(Source code of charts)
•••••

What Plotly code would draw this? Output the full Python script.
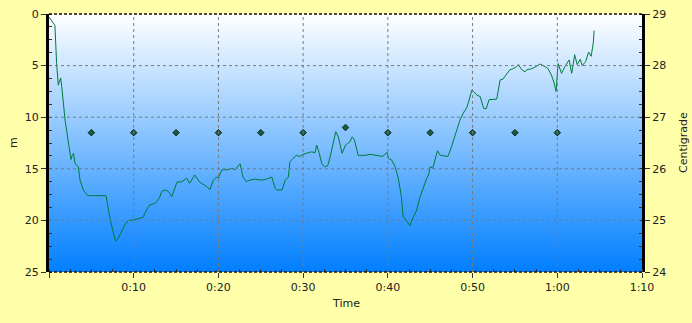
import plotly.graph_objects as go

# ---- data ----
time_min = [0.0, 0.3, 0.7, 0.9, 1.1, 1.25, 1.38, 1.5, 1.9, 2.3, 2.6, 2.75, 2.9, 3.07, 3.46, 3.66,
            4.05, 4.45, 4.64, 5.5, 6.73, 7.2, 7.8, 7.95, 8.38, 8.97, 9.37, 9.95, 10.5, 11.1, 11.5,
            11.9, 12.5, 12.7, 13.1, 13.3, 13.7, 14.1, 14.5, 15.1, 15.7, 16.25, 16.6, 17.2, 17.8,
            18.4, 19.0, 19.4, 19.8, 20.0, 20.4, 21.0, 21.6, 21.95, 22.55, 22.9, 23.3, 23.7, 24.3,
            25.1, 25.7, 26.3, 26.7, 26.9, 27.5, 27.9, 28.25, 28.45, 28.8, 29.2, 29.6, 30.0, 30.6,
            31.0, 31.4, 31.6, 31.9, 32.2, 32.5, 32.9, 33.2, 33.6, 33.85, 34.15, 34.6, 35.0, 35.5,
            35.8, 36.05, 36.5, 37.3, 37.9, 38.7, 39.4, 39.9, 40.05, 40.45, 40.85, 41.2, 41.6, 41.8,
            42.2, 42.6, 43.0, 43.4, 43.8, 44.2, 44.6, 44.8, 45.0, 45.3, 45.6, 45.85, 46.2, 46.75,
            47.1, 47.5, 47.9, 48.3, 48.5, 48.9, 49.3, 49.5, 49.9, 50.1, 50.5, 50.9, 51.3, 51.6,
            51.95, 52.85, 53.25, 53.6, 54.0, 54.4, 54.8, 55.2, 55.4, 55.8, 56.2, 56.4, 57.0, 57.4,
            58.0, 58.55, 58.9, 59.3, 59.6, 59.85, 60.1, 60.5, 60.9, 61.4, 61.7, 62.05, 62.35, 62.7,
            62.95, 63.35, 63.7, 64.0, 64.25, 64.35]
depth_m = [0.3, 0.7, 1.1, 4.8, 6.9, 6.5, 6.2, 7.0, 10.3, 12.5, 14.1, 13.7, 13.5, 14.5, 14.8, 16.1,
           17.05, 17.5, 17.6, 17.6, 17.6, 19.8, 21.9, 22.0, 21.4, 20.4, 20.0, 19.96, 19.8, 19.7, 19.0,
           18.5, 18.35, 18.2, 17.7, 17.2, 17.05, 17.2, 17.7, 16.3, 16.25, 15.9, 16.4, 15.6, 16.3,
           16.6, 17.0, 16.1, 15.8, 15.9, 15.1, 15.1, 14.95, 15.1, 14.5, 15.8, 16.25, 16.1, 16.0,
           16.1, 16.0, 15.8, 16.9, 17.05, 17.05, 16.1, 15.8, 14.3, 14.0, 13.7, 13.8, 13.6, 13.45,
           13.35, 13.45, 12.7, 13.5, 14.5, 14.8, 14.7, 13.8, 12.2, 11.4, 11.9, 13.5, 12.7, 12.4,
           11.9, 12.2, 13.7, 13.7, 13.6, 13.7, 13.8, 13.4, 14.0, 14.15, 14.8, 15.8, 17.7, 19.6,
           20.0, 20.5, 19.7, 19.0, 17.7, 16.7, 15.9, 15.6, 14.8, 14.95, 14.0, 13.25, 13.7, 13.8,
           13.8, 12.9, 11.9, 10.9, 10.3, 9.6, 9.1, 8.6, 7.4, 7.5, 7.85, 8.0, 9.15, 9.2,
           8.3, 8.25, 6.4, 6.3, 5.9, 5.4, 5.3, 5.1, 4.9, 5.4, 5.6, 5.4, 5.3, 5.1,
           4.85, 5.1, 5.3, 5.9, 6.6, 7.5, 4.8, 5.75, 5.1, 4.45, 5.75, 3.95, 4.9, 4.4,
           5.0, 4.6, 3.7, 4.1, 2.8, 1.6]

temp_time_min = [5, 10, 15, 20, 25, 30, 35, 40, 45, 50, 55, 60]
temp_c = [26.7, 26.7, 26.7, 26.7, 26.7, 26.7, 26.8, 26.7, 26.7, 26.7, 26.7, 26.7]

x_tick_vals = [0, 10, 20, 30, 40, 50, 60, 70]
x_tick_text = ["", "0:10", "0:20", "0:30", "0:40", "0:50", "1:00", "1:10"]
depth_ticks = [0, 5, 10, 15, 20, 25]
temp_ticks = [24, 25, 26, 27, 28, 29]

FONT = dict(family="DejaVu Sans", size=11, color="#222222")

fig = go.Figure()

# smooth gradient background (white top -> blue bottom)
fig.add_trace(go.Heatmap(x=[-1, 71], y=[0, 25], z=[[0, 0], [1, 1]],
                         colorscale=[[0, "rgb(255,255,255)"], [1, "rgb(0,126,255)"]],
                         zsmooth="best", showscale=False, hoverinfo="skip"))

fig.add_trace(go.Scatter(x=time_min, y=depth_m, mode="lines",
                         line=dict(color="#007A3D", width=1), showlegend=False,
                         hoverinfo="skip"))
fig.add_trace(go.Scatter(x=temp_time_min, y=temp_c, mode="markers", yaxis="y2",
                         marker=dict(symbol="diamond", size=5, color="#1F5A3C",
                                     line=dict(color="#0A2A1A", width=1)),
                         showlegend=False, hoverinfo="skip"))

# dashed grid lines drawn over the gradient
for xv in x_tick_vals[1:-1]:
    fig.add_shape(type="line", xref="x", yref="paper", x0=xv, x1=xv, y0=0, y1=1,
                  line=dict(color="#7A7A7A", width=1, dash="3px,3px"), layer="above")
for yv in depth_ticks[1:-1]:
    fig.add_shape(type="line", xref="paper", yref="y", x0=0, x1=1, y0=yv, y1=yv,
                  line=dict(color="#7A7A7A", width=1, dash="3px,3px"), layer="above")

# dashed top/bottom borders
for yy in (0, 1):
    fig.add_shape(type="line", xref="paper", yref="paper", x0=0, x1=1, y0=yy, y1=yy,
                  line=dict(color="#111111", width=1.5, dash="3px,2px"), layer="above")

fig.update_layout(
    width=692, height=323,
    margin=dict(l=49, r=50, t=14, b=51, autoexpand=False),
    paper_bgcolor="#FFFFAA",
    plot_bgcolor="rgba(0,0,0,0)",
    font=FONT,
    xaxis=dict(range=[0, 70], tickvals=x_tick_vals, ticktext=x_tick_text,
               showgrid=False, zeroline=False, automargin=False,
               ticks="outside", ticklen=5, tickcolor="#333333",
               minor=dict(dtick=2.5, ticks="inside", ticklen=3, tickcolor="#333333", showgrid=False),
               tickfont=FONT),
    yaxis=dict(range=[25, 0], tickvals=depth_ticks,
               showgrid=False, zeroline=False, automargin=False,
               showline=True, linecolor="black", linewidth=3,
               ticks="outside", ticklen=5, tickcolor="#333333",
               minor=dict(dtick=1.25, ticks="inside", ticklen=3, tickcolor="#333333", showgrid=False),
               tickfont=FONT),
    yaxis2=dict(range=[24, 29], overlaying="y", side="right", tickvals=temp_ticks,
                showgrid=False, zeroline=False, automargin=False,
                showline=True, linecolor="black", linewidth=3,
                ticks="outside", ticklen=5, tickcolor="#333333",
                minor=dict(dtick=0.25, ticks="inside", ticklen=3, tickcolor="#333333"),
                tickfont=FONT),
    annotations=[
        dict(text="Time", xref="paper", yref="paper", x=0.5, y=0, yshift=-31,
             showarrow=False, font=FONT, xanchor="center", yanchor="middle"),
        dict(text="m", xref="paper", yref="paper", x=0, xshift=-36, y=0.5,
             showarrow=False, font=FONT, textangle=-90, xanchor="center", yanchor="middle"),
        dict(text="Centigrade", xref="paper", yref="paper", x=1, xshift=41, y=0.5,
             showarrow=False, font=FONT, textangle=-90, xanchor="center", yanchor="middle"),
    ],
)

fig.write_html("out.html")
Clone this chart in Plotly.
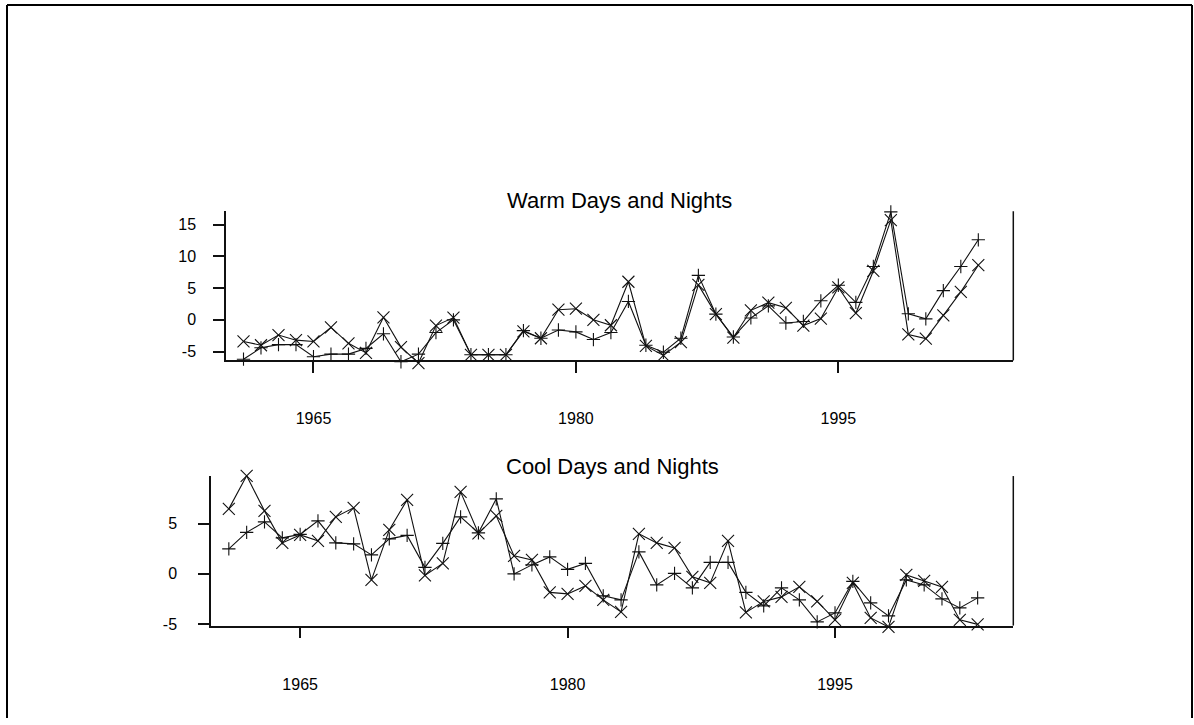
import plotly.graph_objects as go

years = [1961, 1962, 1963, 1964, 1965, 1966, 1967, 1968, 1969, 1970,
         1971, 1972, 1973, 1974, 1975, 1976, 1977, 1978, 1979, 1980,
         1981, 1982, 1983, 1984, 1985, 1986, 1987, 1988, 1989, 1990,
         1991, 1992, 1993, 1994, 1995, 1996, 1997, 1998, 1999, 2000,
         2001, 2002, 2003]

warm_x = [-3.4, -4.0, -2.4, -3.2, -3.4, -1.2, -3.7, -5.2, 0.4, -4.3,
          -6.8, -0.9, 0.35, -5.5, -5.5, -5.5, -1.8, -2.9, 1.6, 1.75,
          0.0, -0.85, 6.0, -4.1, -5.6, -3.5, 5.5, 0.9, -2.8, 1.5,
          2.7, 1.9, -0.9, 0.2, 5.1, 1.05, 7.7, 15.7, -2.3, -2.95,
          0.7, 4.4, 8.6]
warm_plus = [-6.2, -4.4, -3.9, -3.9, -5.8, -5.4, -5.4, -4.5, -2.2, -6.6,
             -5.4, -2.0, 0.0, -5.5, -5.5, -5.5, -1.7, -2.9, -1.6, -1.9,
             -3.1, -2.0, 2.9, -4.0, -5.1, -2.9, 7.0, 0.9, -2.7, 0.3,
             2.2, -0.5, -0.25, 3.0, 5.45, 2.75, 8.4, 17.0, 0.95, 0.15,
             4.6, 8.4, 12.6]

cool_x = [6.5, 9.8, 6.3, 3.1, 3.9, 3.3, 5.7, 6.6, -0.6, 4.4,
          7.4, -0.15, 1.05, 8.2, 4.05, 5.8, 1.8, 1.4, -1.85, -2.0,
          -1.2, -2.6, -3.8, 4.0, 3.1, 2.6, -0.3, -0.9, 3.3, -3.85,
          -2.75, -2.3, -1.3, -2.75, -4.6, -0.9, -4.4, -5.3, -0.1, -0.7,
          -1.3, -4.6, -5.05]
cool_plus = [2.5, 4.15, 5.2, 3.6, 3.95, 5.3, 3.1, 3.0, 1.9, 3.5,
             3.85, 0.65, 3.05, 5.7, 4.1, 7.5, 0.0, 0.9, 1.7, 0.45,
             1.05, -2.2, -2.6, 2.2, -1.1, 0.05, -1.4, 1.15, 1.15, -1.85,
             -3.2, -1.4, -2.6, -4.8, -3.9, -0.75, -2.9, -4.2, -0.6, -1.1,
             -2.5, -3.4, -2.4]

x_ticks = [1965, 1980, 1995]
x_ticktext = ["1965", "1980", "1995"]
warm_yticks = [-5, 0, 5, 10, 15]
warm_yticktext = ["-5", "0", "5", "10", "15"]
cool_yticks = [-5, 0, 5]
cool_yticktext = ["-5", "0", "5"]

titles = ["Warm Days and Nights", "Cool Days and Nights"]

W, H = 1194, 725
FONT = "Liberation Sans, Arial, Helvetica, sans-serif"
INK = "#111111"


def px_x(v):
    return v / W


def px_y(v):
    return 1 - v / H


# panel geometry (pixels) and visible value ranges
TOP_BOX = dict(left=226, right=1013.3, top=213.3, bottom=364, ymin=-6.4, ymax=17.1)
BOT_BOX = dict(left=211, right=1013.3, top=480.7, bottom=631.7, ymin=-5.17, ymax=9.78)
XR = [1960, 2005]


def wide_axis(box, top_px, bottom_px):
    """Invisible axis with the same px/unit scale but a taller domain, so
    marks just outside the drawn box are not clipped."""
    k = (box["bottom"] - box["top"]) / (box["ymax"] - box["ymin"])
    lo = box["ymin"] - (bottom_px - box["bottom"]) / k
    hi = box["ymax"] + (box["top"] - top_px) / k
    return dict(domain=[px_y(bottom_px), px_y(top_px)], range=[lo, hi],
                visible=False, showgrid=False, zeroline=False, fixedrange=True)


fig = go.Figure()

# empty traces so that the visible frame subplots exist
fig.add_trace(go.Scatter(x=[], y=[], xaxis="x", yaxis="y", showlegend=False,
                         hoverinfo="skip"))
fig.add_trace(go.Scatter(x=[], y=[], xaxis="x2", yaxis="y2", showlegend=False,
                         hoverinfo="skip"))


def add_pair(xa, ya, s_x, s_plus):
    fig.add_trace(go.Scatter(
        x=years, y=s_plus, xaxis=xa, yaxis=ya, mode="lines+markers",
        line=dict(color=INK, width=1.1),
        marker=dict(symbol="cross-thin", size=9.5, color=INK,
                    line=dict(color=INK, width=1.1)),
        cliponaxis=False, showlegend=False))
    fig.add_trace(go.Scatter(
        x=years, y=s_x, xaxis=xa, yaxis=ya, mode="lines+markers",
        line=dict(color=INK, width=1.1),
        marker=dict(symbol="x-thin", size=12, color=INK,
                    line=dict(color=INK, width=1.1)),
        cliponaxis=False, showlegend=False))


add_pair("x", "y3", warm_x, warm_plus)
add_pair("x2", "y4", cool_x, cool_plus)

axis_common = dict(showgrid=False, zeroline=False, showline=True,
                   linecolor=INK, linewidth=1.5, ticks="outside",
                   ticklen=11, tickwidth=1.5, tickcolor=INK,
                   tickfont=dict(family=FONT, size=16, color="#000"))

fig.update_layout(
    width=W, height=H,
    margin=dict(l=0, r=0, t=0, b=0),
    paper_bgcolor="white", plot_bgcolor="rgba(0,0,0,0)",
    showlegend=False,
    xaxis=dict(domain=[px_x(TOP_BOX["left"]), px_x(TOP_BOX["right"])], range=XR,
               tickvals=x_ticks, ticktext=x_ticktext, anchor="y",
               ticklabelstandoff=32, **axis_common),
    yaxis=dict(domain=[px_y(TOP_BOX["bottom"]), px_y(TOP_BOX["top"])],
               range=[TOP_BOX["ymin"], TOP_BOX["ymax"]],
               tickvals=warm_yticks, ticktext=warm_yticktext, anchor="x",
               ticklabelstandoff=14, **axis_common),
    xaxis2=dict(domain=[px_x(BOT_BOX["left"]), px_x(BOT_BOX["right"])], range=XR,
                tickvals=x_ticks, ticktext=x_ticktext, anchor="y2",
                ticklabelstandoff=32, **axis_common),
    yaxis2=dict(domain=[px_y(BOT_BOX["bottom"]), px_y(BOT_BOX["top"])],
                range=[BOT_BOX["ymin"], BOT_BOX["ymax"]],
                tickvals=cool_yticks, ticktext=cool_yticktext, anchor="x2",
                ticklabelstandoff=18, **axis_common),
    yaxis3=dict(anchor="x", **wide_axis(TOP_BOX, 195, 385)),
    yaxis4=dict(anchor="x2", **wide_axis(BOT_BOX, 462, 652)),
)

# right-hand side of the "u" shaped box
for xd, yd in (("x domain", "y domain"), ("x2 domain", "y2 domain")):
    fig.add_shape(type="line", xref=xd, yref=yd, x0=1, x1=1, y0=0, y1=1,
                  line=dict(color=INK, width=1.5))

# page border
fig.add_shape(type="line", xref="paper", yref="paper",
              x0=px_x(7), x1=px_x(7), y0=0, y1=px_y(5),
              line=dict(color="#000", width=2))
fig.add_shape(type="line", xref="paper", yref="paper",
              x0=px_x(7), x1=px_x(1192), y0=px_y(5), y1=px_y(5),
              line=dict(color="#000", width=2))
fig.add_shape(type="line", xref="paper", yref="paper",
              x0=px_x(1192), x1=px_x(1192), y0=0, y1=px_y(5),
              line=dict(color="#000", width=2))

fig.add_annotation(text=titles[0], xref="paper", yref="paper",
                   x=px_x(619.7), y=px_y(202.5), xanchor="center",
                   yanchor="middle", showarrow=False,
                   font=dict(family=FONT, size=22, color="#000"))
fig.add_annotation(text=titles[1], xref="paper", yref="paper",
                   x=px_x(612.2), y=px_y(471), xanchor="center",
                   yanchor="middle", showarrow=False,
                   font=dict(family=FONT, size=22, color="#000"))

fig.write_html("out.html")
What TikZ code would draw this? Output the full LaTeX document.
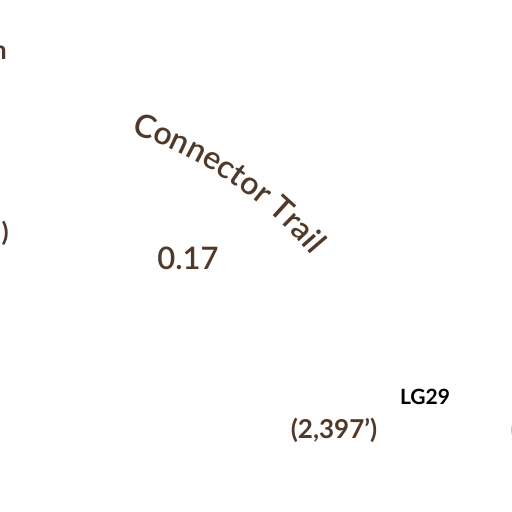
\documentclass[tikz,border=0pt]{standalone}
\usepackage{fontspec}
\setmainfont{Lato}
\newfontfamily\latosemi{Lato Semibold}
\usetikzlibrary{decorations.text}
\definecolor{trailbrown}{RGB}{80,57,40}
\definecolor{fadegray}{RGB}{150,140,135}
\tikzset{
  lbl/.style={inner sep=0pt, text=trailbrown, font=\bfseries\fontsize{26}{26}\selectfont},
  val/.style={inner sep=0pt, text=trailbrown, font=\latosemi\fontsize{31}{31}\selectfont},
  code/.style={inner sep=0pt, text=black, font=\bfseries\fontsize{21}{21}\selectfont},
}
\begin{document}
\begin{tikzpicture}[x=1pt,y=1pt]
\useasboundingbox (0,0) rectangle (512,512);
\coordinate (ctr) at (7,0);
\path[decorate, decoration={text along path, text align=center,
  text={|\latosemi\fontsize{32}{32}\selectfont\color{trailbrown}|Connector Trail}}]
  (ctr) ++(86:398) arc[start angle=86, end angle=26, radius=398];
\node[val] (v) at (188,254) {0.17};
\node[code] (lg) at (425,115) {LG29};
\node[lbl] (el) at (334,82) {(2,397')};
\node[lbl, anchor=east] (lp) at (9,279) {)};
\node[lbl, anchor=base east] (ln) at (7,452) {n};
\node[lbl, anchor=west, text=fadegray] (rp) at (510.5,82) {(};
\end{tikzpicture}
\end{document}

•••••

Challenge: Only the lines between the one with "Clone this chart in Plotly." and the one with "return v / W", those two included, get copied from the material above. Keep it exact and free of pictures.

Exercise answer:
Clone this chart in Plotly.
import plotly.graph_objects as go

years = [1961, 1962, 1963, 1964, 1965, 1966, 1967, 1968, 1969, 1970,
         1971, 1972, 1973, 1974, 1975, 1976, 1977, 1978, 1979, 1980,
         1981, 1982, 1983, 1984, 1985, 1986, 1987, 1988, 1989, 1990,
         1991, 1992, 1993, 1994, 1995, 1996, 1997, 1998, 1999, 2000,
         2001, 2002, 2003]

warm_x = [-3.4, -4.0, -2.4, -3.2, -3.4, -1.2, -3.7, -5.2, 0.4, -4.3,
          -6.8, -0.9, 0.35, -5.5, -5.5, -5.5, -1.8, -2.9, 1.6, 1.75,
          0.0, -0.85, 6.0, -4.1, -5.6, -3.5, 5.5, 0.9, -2.8, 1.5,
          2.7, 1.9, -0.9, 0.2, 5.1, 1.05, 7.7, 15.7, -2.3, -2.95,
          0.7, 4.4, 8.6]
warm_plus = [-6.2, -4.4, -3.9, -3.9, -5.8, -5.4, -5.4, -4.5, -2.2, -6.6,
             -5.4, -2.0, 0.0, -5.5, -5.5, -5.5, -1.7, -2.9, -1.6, -1.9,
             -3.1, -2.0, 2.9, -4.0, -5.1, -2.9, 7.0, 0.9, -2.7, 0.3,
             2.2, -0.5, -0.25, 3.0, 5.45, 2.75, 8.4, 17.0, 0.95, 0.15,
             4.6, 8.4, 12.6]

cool_x = [6.5, 9.8, 6.3, 3.1, 3.9, 3.3, 5.7, 6.6, -0.6, 4.4,
          7.4, -0.15, 1.05, 8.2, 4.05, 5.8, 1.8, 1.4, -1.85, -2.0,
          -1.2, -2.6, -3.8, 4.0, 3.1, 2.6, -0.3, -0.9, 3.3, -3.85,
          -2.75, -2.3, -1.3, -2.75, -4.6, -0.9, -4.4, -5.3, -0.1, -0.7,
          -1.3, -4.6, -5.05]
cool_plus = [2.5, 4.15, 5.2, 3.6, 3.95, 5.3, 3.1, 3.0, 1.9, 3.5,
             3.85, 0.65, 3.05, 5.7, 4.1, 7.5, 0.0, 0.9, 1.7, 0.45,
             1.05, -2.2, -2.6, 2.2, -1.1, 0.05, -1.4, 1.15, 1.15, -1.85,
             -3.2, -1.4, -2.6, -4.8, -3.9, -0.75, -2.9, -4.2, -0.6, -1.1,
             -2.5, -3.4, -2.4]

x_ticks = [1965, 1980, 1995]
x_ticktext = ["1965", "1980", "1995"]
warm_yticks = [-5, 0, 5, 10, 15]
warm_yticktext = ["-5", "0", "5", "10", "15"]
cool_yticks = [-5, 0, 5]
cool_yticktext = ["-5", "0", "5"]

titles = ["Warm Days and Nights", "Cool Days and Nights"]

W, H = 1194, 725
FONT = "Liberation Sans, Arial, Helvetica, sans-serif"
INK = "#111111"


def px_x(v):
    return v / W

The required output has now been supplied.